Generalised Algebraic Data Types allows us to control the resulting type of a data constructor so that they are not merely parametric. We can rewrite our Expr type as a GADT like this:
data Expr a where
IntLit :: Int -> Expr Int
BoolLit :: Bool -> Expr Bool
If :: Expr Bool -> Expr a -> Expr a -> Expr a
Here, the type of the constructor IntLit is Int -> Expr Int, and so IntLit 1 :: Expr Bool will not typecheck.
Pattern matching on a GADT value causes refinement of the type of the term returned. For example, it is possible to write an evaluator for Expr a like this:
crazyEval :: Expr a -> a
crazyEval (IntLit x) =
-- Here we can use `(+)` because x :: Int
x + 1
crazyEval (BoolLit b) =
-- Here we can use `not` because b :: Bool
not b
crazyEval (If b thn els) =
-- Because b :: Expr Bool, we can use `crazyEval b :: Bool`.

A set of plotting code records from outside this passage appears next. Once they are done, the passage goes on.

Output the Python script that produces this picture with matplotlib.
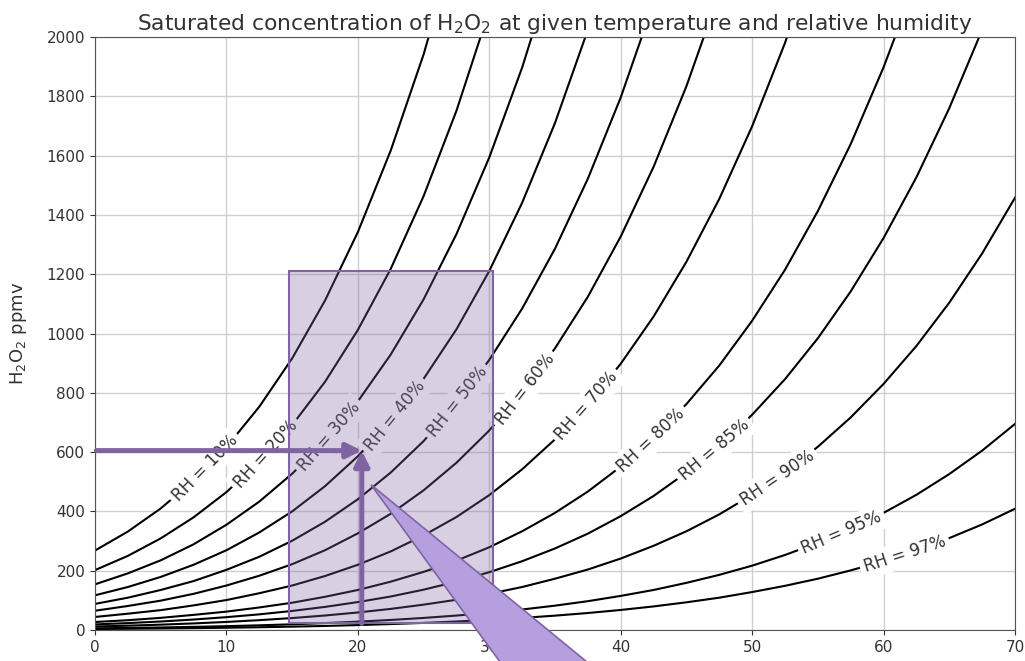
import numpy as np
import matplotlib
matplotlib.use('Agg')
import matplotlib.pyplot as plt
from matplotlib.patches import Rectangle, Polygon

# temperature in celsius, concentration in ppmv
temps = [0, 2.5, 5, 7.5, 10, 12.5, 15, 17.5, 20, 22.5, 25, 27.5, 30, 32.5, 35,
         37.5, 40, 42.5, 45, 47.5, 50, 52.5, 55, 57.5, 60, 62.5, 65, 67.5, 70]

rh10 = [268, 332, 410, 504, 617, 753, 916, 1111, 1342, 1617, 1941, 2324]
rh20 = [202, 250, 309, 380, 465, 568, 691, 837, 1012, 1218, 1463, 1751, 2090]
rh30 = [154, 191, 235, 289, 355, 433, 527, 638, 771, 929, 1115, 1335, 1594, 1897, 2251]
rh40 = [117, 145, 179, 220, 269, 329, 400, 485, 586, 706, 847, 1014, 1211, 1441, 1710,
        2024]
rh50 = [88, 109, 135, 165, 203, 247, 301, 365, 441, 531, 637, 763, 911, 1084, 1286,
        1522, 1796, 2115]
rh60 = [65, 81, 99, 122, 150, 183, 222, 269, 326, 392, 471, 564, 673, 801, 950,
        1124, 1327, 1562, 1834, 2148]
rh70 = [44, 55, 67, 83, 101, 124, 150, 182, 220, 265, 319, 381, 455, 542, 643,
        761, 898, 1057, 1242, 1454, 1699, 1980, 2303]
rh80 = [27, 33, 41, 51, 62, 76, 92, 112, 135, 163, 196, 234, 279, 333, 395,
        467, 551, 649, 762, 892, 1043, 1215, 1413, 1639, 1898, 2192]
rh85 = [18.8, 23.3, 28.7, 35.3, 43.3, 52.8, 64.3, 77.9, 94.2, 113, 136, 163, 195, 232, 275,
        325, 384, 452, 531, 621, 726, 846, 984, 1142, 1322, 1527, 1760, 2024, 2323]
rh90 = [11.8, 14.6, 18.0, 22.2, 27.2, 33.2, 40.3, 48.9, 59.1, 71.2, 85.5, 102, 122, 145, 173,
        204, 241, 284, 333, 390, 456, 531, 618, 717, 830, 958, 1104, 1270, 1458]
rh95 = [5.6, 7.0, 8.6, 10.6, 12.9, 15.8, 19.2, 23.3, 28.1, 33.9, 40.7, 48.7, 58.2, 69.2, 82.1,
        97.2, 115, 135, 159, 186, 217, 253, 294, 341, 395, 456, 526, 605, 695]
rh97 = [3.3, 4.1, 5.1, 6.2, 7.6, 9.3, 11.3, 13.7, 16.6, 20.0, 24.0, 28.7, 34.3, 40.8, 48.4,
        57.3, 67.6, 79.5, 93.4, 109, 128, 149, 173, 201, 233, 269, 310, 356, 409]

curves = [rh10, rh20, rh30, rh40, rh50, rh60, rh70, rh80, rh85, rh90, rh95, rh97]
labels = ['RH = 10%', 'RH = 20%', 'RH = 30%', 'RH = 40%', 'RH = 50%', 'RH = 60%',
          'RH = 70%', 'RH = 80%', 'RH = 85%', 'RH = 90%', 'RH = 95%', 'RH = 97%']
# where along each curve the label sits (temperature)
label_t = [8.4, 13.0, 17.8, 22.8, 27.6, 32.7, 37.4, 42.3, 47.1, 51.9, 56.8, 61.6]

purple = '#8064a2'

fig = plt.figure(figsize=(10.25, 6.61), dpi=100)
ax = fig.add_axes([95 / 1025, 31 / 661, 920 / 1025, 593 / 661])

ax.set_xlim(0, 70)
ax.set_ylim(0, 2000)
ax.set_xticks(range(0, 71, 10))
ax.set_yticks(range(0, 2001, 200))
ax.tick_params(labelsize=11, colors='#333333')
for s in ax.spines.values():
    s.set_color('#555555')
ax.grid(True, color='#cfcfcf', lw=1)
ax.set_axisbelow(True)

for vals in curves:
    ax.plot(temps[:len(vals)], vals, color='black', lw=1.5, zorder=2)

# inline labels, rotated along the curve
for vals, lab, t in zip(curves, labels, label_t):
    tt = temps[:len(vals)]
    y = np.interp(t, tt, vals)
    p1 = ax.transData.transform((t - 0.6, np.interp(t - 0.6, tt, vals)))
    p2 = ax.transData.transform((t + 0.6, np.interp(t + 0.6, tt, vals)))
    ang = np.degrees(np.arctan2(p2[1] - p1[1], p2[0] - p1[0]))
    ax.text(t, y, lab, rotation=ang, rotation_mode='anchor', ha='center', va='center',
            fontsize=12, color='#333333', zorder=3,
            bbox=dict(boxstyle='square,pad=0.25', fc='white', ec='none'))

# highlighted region
ax.add_patch(Rectangle((14.75, 22), 15.55, 1190, facecolor=(0.502, 0.392, 0.635, 0.3),
                       edgecolor=purple, lw=1.5, zorder=4))

# reading arrows
arrow_style = dict(arrowstyle='-|>,head_length=0.9,head_width=0.45', color=purple, lw=3.6,
                   shrinkA=0, shrinkB=0)
ax.annotate('', xy=(20.3, 605), xytext=(0.1, 605), arrowprops=arrow_style, zorder=5)
ax.annotate('', xy=(20.3, 605), xytext=(20.3, 22), arrowprops=arrow_style, zorder=5)

# callout pointer
ax.add_patch(Polygon([(21.0, 490), (31.1, -125), (37.9, -125)], closed=True,
                     facecolor='#b69fde', edgecolor=purple, lw=1.2, clip_on=False, zorder=6))

ax.set_ylabel('H$_2$O$_2$ ppmv', fontsize=13, color='#333333', labelpad=13)
ax.set_title('Saturated concentration of H$_2$O$_2$ at given temperature and relative humidity',
             fontsize=15.7, color='#333333', pad=5)

fig.savefig('out.png', dpi=100)
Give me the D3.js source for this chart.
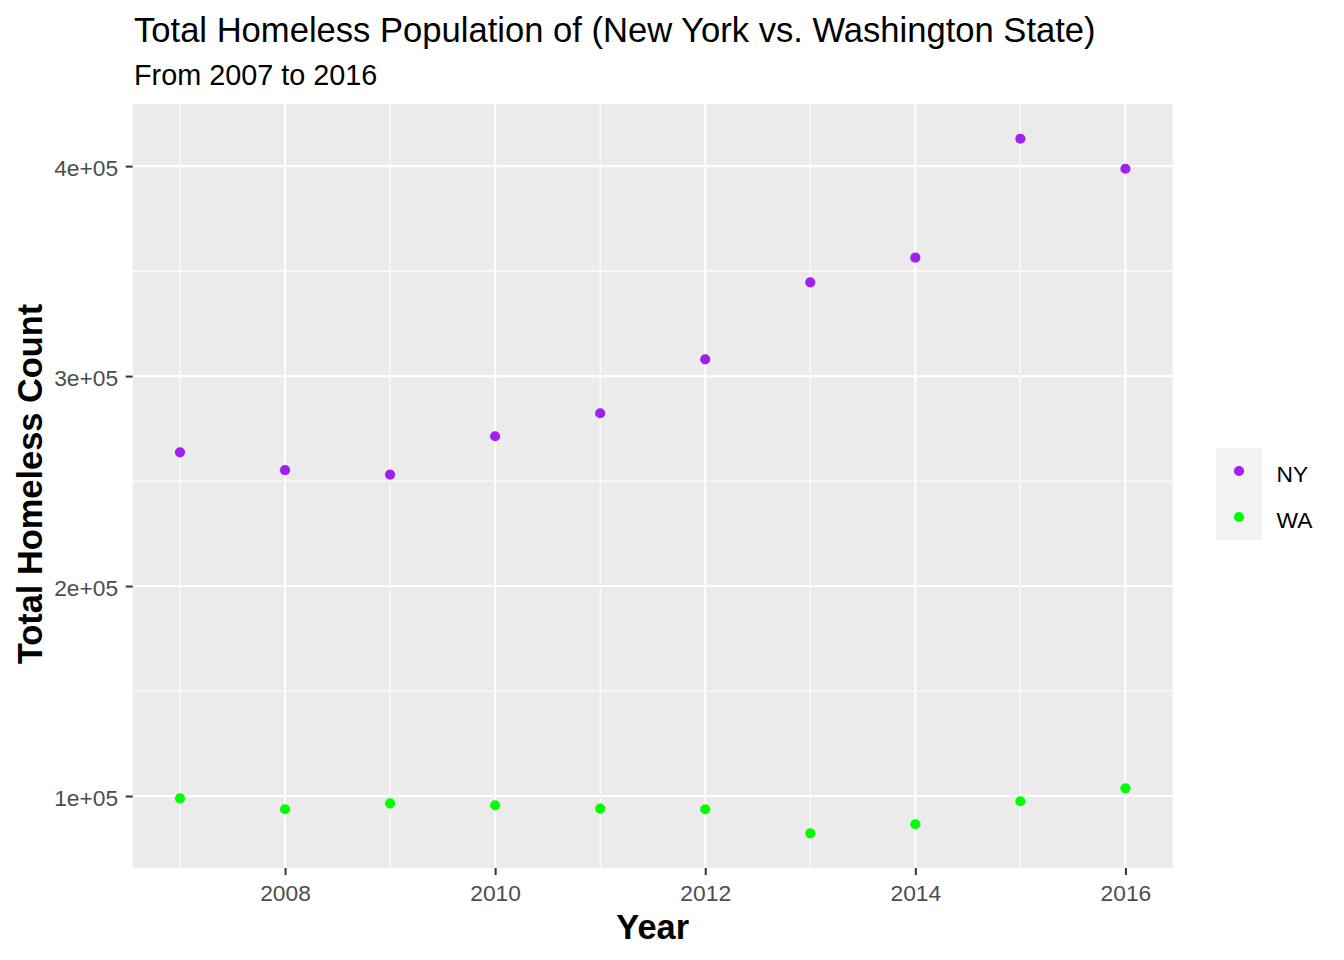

-- Also, because thn :: Expr a and els :: Expr a, we can pass either to
-- the recursive call to `crazyEval` and get an a back
crazyEval $ if crazyEval b then thn else els
Note that we are able to use (+) in the above definitions because when e.g. IntLit x is pattern matched, we also learn that a ~ Int (and likewise for not and if_then_else_ when a ~ Bool).